Data entries:
■ ■ ■ ■ ■
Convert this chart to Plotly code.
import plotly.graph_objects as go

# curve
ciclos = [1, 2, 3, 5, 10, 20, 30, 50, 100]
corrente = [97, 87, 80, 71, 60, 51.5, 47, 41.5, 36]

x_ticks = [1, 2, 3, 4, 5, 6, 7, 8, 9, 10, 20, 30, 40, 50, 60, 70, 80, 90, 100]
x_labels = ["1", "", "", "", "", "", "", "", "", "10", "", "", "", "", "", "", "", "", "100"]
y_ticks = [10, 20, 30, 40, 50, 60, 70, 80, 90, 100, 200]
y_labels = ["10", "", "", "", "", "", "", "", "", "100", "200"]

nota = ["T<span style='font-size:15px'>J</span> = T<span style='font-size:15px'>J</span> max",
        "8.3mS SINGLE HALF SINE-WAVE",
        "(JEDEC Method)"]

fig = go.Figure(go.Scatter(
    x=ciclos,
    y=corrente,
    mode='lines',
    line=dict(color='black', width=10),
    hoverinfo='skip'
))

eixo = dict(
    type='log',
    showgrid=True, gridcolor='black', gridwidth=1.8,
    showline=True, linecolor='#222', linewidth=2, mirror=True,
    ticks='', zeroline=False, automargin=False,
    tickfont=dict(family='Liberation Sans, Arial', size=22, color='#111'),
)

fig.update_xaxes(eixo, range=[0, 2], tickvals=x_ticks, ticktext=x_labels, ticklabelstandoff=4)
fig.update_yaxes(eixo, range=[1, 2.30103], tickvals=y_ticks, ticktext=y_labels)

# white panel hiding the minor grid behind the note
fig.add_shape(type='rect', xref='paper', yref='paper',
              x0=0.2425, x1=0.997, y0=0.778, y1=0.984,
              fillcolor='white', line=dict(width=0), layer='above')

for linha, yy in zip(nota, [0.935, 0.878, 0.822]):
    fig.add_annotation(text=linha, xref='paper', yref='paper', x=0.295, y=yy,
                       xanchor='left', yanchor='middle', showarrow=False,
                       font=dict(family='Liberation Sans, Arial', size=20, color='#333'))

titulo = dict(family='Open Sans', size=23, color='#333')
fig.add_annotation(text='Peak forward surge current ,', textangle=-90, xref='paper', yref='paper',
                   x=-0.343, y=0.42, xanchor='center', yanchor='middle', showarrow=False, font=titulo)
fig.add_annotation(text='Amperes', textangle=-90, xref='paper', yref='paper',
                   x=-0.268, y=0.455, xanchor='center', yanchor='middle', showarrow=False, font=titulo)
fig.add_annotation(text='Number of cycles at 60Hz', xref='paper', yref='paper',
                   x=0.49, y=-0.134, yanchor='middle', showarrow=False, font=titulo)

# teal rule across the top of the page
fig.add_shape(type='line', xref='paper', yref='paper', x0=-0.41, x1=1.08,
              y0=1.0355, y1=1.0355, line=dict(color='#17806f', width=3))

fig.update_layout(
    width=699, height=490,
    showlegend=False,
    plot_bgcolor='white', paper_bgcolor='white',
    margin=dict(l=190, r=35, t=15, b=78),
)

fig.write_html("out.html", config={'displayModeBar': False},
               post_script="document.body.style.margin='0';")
■ ■ ■ ■ ■
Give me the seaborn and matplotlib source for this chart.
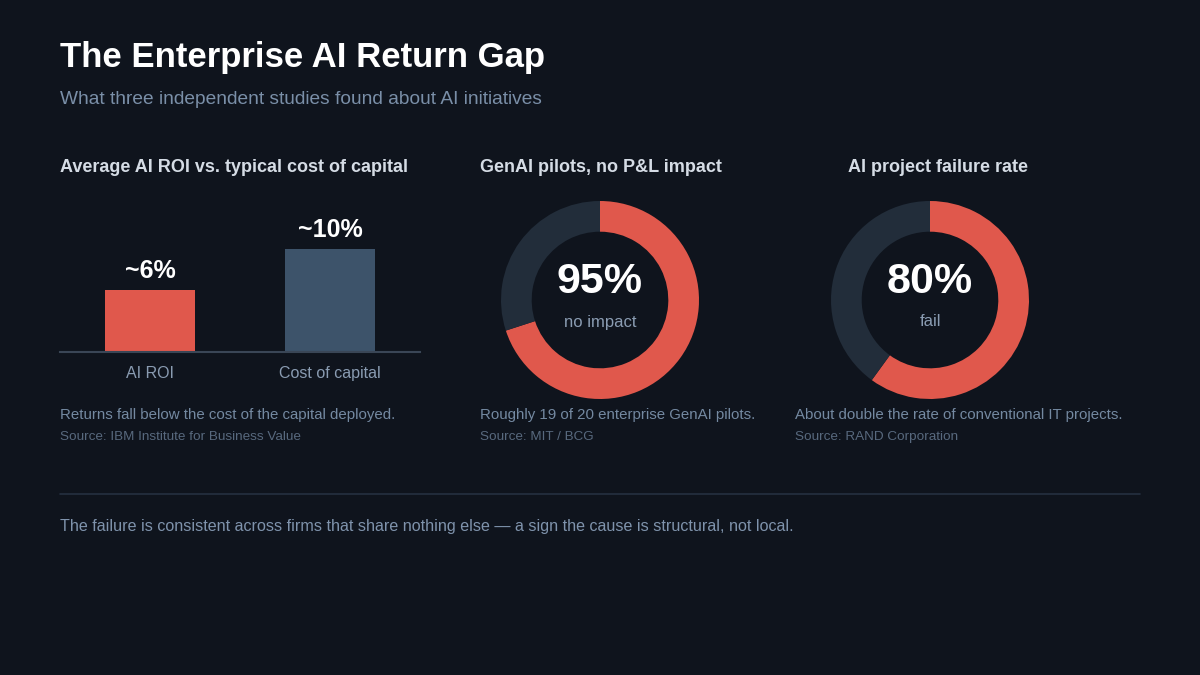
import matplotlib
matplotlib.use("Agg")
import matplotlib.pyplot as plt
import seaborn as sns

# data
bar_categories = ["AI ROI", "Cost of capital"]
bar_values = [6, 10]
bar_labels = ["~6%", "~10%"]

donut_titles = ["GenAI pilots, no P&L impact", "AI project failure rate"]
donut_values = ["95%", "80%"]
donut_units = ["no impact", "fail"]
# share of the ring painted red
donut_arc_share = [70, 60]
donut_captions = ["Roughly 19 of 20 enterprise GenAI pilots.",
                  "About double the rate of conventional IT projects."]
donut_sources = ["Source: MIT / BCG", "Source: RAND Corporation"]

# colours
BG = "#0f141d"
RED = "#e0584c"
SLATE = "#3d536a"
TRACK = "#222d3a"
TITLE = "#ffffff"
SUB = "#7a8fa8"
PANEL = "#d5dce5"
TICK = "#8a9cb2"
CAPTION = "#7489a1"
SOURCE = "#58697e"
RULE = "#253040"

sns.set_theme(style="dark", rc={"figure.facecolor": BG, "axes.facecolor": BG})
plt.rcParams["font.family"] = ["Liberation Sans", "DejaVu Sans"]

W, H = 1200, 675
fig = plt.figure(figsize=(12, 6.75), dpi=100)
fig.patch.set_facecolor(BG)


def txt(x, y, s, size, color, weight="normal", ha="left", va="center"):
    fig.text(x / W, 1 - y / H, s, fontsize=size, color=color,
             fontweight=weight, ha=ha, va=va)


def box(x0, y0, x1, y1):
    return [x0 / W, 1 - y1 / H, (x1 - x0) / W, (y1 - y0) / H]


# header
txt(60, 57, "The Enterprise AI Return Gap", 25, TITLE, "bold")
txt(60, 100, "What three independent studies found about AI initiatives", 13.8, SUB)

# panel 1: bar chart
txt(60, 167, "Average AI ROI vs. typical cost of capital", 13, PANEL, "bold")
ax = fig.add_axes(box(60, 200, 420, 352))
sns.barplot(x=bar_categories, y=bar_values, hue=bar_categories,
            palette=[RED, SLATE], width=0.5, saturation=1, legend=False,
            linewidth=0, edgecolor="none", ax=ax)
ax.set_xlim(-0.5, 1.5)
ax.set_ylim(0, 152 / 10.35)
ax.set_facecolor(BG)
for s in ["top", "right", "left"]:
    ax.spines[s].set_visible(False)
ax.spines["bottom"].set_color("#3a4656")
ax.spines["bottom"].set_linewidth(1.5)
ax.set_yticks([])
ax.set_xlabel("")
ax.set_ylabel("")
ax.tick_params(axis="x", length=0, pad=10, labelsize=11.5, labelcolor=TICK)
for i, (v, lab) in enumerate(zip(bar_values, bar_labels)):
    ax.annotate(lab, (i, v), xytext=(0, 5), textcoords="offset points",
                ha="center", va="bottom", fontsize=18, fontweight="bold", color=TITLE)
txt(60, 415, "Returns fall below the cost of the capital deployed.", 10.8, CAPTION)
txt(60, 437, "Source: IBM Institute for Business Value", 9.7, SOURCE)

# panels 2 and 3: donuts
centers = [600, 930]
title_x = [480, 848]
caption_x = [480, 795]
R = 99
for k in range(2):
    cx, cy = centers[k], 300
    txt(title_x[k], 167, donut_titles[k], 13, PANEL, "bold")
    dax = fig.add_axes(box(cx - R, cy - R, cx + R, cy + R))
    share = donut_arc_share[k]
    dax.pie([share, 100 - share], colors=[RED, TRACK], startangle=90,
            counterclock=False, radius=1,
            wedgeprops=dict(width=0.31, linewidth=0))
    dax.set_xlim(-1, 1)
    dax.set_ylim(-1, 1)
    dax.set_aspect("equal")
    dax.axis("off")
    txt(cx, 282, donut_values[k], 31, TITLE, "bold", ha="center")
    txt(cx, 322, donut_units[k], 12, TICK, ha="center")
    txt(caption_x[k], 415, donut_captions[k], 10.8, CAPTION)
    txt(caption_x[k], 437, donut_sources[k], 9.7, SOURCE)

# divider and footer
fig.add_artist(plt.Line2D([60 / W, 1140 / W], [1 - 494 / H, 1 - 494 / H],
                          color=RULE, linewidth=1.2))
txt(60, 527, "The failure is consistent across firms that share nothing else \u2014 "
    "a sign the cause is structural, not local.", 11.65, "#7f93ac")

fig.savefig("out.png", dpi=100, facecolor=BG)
■ ■ ■ ■ ■
Instructions for the task
Your task is to output exactly the lines from the one with "Convert this chart to Plotly code." through the one with "corrente = [97, 87, 80, 71, 60, 51.5, 47, 41.5, 36]", counting both ends.

The output
Convert this chart to Plotly code.
import plotly.graph_objects as go

# curve
ciclos = [1, 2, 3, 5, 10, 20, 30, 50, 100]
corrente = [97, 87, 80, 71, 60, 51.5, 47, 41.5, 36]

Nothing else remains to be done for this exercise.